Shown below is a listing with pictures; reproduce exactly, and only, the lines between the ones containing "Give me the Plotly source for this chart." and "import plotly.graph_objects as go", inclusive, leaving the pictures out.

**Listed records:**

= = = = = = =

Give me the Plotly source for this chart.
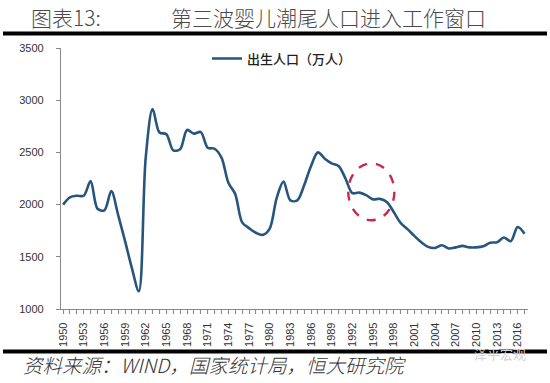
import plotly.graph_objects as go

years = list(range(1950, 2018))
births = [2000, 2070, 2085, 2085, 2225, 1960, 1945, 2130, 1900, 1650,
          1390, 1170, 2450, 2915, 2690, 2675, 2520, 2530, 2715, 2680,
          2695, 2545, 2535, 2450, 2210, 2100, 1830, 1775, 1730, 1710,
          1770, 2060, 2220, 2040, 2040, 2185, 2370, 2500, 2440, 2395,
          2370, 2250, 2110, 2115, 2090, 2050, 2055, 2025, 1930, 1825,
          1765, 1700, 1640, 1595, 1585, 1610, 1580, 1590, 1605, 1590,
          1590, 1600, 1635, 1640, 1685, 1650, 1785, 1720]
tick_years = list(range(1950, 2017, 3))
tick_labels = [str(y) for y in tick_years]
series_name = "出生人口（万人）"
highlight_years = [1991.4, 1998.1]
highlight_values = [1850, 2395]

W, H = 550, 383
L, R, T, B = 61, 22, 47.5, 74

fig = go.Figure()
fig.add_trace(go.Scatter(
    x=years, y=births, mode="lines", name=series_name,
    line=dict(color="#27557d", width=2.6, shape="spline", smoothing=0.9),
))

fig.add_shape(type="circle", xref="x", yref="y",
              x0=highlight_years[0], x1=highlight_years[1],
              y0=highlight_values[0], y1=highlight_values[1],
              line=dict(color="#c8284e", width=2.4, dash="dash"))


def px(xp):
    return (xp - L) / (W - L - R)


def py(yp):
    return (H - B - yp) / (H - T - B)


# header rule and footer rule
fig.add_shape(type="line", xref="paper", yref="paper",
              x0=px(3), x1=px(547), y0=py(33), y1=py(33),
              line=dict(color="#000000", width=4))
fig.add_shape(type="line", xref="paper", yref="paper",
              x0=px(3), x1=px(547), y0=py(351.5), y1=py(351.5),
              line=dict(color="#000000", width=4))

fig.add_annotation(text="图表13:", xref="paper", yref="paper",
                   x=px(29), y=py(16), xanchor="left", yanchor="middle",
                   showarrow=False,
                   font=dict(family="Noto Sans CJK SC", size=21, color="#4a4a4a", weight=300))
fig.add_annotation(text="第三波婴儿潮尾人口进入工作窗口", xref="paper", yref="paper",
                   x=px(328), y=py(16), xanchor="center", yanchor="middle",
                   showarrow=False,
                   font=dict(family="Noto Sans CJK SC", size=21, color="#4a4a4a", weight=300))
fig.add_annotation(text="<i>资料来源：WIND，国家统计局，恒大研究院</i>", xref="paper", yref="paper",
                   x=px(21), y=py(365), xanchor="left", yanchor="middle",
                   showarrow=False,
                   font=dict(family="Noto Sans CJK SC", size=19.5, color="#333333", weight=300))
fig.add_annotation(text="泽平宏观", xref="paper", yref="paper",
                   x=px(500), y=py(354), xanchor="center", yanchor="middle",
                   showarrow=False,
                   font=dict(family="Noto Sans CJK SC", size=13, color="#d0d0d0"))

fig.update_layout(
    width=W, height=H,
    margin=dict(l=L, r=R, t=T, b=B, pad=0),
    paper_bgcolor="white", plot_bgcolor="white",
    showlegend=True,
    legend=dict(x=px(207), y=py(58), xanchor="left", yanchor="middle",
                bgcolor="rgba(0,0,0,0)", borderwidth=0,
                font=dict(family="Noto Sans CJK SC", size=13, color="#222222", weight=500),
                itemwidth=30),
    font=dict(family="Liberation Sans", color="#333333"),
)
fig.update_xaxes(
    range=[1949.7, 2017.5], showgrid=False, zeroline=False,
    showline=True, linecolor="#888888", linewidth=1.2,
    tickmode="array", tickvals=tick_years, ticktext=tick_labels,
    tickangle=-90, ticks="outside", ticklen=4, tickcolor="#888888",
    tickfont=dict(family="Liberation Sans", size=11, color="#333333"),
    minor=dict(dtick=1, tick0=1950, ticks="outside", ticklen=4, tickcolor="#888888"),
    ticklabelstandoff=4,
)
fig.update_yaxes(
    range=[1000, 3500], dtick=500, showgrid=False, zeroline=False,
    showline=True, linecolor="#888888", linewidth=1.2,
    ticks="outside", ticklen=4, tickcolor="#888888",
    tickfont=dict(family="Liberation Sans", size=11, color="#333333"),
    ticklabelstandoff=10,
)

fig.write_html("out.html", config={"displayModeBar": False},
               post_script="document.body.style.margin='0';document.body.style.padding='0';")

= = = = = = =

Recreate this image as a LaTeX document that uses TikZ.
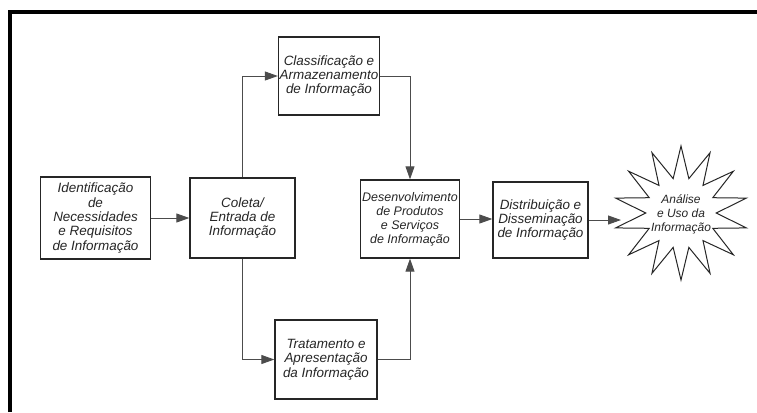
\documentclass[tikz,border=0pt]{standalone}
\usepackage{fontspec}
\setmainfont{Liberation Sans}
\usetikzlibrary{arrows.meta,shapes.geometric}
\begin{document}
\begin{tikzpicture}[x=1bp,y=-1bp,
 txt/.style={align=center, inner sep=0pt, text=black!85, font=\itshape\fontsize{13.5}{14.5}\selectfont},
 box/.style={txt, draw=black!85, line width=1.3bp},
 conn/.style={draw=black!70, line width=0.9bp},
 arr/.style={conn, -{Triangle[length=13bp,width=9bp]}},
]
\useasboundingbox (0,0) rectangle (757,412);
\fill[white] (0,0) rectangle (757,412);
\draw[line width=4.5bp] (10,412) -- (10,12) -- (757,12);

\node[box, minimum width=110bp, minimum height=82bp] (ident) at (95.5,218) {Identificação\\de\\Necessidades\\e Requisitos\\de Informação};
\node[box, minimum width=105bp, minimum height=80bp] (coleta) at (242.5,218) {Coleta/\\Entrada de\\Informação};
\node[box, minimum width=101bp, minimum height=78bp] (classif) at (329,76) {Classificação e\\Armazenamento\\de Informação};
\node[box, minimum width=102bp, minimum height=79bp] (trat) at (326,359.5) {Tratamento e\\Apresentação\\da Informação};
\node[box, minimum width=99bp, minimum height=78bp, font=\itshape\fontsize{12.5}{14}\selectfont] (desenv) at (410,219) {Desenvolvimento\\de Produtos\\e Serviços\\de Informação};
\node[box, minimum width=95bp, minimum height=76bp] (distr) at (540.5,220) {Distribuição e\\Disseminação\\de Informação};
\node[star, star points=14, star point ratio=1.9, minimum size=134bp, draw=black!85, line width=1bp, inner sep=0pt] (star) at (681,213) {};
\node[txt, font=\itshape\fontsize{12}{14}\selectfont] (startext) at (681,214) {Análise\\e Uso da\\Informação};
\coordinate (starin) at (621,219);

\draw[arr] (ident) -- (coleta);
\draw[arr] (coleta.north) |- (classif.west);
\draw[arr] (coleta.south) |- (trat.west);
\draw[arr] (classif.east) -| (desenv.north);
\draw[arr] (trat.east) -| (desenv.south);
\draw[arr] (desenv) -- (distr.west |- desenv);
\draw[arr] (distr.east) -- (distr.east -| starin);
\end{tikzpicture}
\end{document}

= = = = = = =

**Solution for this task:**
Give me the Plotly source for this chart.
import plotly.graph_objects as go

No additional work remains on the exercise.